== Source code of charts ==
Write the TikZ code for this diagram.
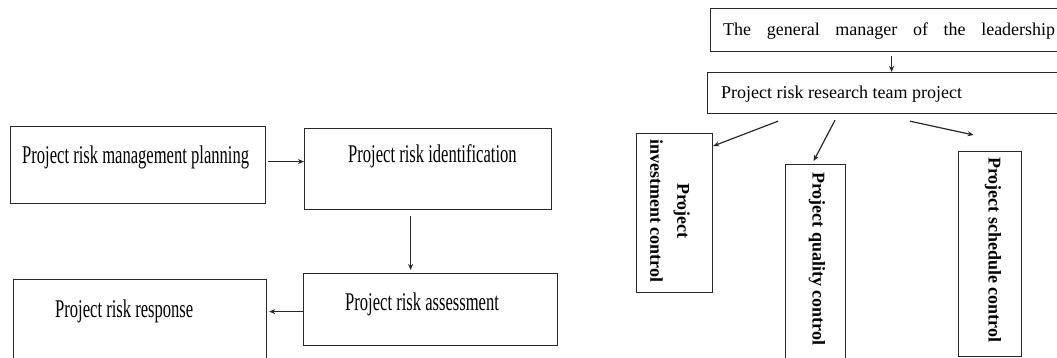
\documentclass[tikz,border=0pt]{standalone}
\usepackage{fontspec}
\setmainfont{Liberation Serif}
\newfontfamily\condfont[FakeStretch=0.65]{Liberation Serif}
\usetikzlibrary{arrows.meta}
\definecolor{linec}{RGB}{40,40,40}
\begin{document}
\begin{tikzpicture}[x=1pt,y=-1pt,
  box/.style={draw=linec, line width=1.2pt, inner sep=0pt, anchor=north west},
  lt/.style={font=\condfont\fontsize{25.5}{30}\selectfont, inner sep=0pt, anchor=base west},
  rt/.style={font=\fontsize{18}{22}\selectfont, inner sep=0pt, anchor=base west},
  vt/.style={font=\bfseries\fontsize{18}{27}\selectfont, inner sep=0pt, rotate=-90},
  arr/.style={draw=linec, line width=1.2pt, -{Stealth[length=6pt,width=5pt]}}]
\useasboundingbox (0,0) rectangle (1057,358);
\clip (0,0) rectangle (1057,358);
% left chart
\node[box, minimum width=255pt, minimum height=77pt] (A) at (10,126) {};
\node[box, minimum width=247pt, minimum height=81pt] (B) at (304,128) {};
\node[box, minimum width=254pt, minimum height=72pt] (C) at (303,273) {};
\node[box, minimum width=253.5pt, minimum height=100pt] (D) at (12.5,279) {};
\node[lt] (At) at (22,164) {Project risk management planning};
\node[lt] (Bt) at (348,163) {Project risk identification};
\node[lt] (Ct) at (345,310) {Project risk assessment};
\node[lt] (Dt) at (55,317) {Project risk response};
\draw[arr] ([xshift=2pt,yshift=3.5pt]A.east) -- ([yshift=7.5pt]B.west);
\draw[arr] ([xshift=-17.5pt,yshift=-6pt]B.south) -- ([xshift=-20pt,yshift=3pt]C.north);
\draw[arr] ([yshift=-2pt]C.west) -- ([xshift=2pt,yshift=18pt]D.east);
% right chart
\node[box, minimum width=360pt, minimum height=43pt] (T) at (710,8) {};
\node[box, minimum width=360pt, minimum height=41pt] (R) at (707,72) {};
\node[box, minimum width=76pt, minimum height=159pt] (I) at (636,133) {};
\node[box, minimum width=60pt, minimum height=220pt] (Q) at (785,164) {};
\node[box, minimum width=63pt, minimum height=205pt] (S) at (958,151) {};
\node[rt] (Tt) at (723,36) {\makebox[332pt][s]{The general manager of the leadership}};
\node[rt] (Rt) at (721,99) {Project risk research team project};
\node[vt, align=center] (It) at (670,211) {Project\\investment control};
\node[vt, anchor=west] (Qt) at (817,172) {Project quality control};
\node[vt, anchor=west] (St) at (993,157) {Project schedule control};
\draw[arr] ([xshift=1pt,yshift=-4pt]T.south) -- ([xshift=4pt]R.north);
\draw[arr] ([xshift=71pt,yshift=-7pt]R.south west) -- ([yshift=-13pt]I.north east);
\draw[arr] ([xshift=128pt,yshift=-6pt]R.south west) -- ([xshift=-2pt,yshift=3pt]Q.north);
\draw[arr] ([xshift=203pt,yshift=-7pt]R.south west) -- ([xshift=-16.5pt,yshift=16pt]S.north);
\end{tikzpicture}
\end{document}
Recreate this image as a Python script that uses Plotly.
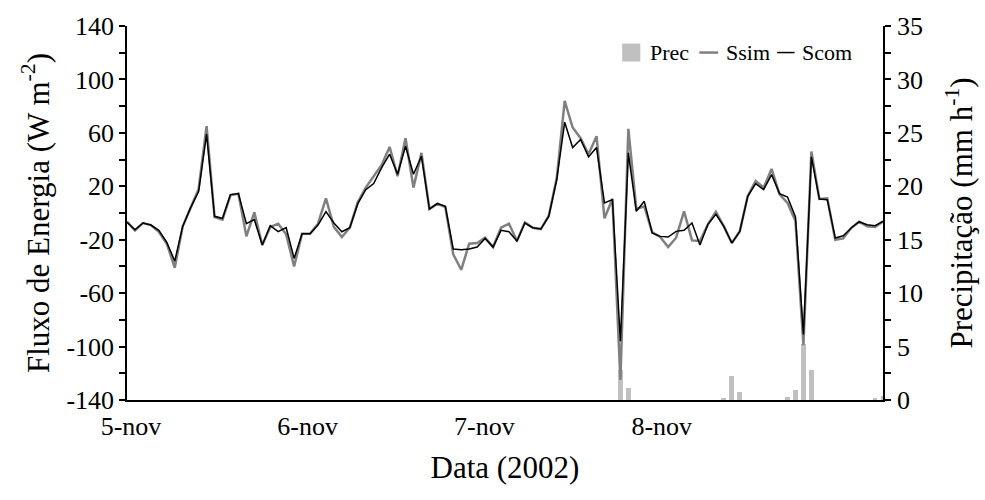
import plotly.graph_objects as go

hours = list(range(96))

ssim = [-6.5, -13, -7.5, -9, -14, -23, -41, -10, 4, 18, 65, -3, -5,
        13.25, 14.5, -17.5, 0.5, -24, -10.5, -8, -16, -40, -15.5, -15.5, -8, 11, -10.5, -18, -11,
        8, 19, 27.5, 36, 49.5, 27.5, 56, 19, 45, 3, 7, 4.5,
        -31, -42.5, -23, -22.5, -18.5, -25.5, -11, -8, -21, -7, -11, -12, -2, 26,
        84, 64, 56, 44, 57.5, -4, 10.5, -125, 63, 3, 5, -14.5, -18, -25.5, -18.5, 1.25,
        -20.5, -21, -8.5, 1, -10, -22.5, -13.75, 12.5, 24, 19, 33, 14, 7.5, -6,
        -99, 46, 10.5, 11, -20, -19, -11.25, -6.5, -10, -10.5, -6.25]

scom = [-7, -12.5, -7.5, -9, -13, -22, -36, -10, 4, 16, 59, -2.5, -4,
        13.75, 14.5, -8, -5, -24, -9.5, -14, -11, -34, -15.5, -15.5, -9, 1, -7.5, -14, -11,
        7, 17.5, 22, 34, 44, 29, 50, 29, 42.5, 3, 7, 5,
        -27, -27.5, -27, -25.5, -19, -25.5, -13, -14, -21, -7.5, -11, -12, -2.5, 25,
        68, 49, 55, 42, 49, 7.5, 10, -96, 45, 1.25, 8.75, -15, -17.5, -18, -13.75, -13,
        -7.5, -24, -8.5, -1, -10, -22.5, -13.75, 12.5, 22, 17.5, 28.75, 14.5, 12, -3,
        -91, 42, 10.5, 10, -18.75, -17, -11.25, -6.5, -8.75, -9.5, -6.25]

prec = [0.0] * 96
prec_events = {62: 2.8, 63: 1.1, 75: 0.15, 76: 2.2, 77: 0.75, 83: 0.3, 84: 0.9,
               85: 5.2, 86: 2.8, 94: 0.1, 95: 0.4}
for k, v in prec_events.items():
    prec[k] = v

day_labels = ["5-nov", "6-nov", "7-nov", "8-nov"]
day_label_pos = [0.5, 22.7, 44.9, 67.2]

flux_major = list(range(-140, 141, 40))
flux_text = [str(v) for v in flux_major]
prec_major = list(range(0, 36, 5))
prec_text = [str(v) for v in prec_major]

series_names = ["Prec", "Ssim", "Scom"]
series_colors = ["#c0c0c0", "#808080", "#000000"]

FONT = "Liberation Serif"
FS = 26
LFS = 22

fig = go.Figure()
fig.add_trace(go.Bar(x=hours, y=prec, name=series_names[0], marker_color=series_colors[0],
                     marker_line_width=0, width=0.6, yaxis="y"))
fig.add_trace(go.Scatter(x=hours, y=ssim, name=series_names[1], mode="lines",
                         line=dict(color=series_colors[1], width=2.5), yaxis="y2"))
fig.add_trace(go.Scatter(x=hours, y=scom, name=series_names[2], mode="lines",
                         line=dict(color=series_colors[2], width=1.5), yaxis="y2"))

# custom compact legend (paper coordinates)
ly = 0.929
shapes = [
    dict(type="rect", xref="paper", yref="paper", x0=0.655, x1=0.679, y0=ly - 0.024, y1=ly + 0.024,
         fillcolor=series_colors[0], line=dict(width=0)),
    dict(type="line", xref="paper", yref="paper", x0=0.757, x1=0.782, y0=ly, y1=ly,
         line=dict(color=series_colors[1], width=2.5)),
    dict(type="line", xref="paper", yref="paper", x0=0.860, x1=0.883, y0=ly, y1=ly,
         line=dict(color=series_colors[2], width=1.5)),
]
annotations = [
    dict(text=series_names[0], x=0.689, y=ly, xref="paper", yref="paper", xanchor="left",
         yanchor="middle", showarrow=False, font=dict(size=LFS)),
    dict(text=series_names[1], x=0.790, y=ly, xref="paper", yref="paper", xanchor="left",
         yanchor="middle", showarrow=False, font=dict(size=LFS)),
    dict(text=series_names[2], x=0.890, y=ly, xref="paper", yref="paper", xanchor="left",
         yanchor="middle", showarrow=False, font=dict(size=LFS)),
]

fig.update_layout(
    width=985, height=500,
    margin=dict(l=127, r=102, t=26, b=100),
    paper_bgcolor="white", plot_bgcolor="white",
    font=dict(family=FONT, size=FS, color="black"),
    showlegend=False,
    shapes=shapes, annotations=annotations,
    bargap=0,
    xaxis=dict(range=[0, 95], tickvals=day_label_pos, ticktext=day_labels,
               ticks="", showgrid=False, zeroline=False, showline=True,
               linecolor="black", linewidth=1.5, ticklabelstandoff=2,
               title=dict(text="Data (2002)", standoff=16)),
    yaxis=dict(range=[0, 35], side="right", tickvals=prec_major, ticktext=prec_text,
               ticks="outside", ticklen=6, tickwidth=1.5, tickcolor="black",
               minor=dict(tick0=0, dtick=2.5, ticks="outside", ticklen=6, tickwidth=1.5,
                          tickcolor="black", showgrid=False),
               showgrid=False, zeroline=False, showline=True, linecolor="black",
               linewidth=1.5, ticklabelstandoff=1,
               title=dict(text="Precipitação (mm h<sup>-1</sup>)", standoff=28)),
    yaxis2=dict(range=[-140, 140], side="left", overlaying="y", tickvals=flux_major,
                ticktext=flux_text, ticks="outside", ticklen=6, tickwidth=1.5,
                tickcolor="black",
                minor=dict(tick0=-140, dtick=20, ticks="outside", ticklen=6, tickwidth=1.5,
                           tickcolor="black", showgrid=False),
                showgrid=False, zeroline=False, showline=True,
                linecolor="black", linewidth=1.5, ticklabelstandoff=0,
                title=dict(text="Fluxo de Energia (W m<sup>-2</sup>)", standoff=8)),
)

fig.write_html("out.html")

== What you should do ==
The lines to reproduce run from the one above containing "Recreate this image" through the one containing "-8.75, -9.5, -6.25]". Copy them exactly and leave out all pictures.

== Final result ==
Recreate this image as a Python script that uses Plotly.
import plotly.graph_objects as go

hours = list(range(96))

ssim = [-6.5, -13, -7.5, -9, -14, -23, -41, -10, 4, 18, 65, -3, -5,
        13.25, 14.5, -17.5, 0.5, -24, -10.5, -8, -16, -40, -15.5, -15.5, -8, 11, -10.5, -18, -11,
        8, 19, 27.5, 36, 49.5, 27.5, 56, 19, 45, 3, 7, 4.5,
        -31, -42.5, -23, -22.5, -18.5, -25.5, -11, -8, -21, -7, -11, -12, -2, 26,
        84, 64, 56, 44, 57.5, -4, 10.5, -125, 63, 3, 5, -14.5, -18, -25.5, -18.5, 1.25,
        -20.5, -21, -8.5, 1, -10, -22.5, -13.75, 12.5, 24, 19, 33, 14, 7.5, -6,
        -99, 46, 10.5, 11, -20, -19, -11.25, -6.5, -10, -10.5, -6.25]

scom = [-7, -12.5, -7.5, -9, -13, -22, -36, -10, 4, 16, 59, -2.5, -4,
        13.75, 14.5, -8, -5, -24, -9.5, -14, -11, -34, -15.5, -15.5, -9, 1, -7.5, -14, -11,
        7, 17.5, 22, 34, 44, 29, 50, 29, 42.5, 3, 7, 5,
        -27, -27.5, -27, -25.5, -19, -25.5, -13, -14, -21, -7.5, -11, -12, -2.5, 25,
        68, 49, 55, 42, 49, 7.5, 10, -96, 45, 1.25, 8.75, -15, -17.5, -18, -13.75, -13,
        -7.5, -24, -8.5, -1, -10, -22.5, -13.75, 12.5, 22, 17.5, 28.75, 14.5, 12, -3,
        -91, 42, 10.5, 10, -18.75, -17, -11.25, -6.5, -8.75, -9.5, -6.25]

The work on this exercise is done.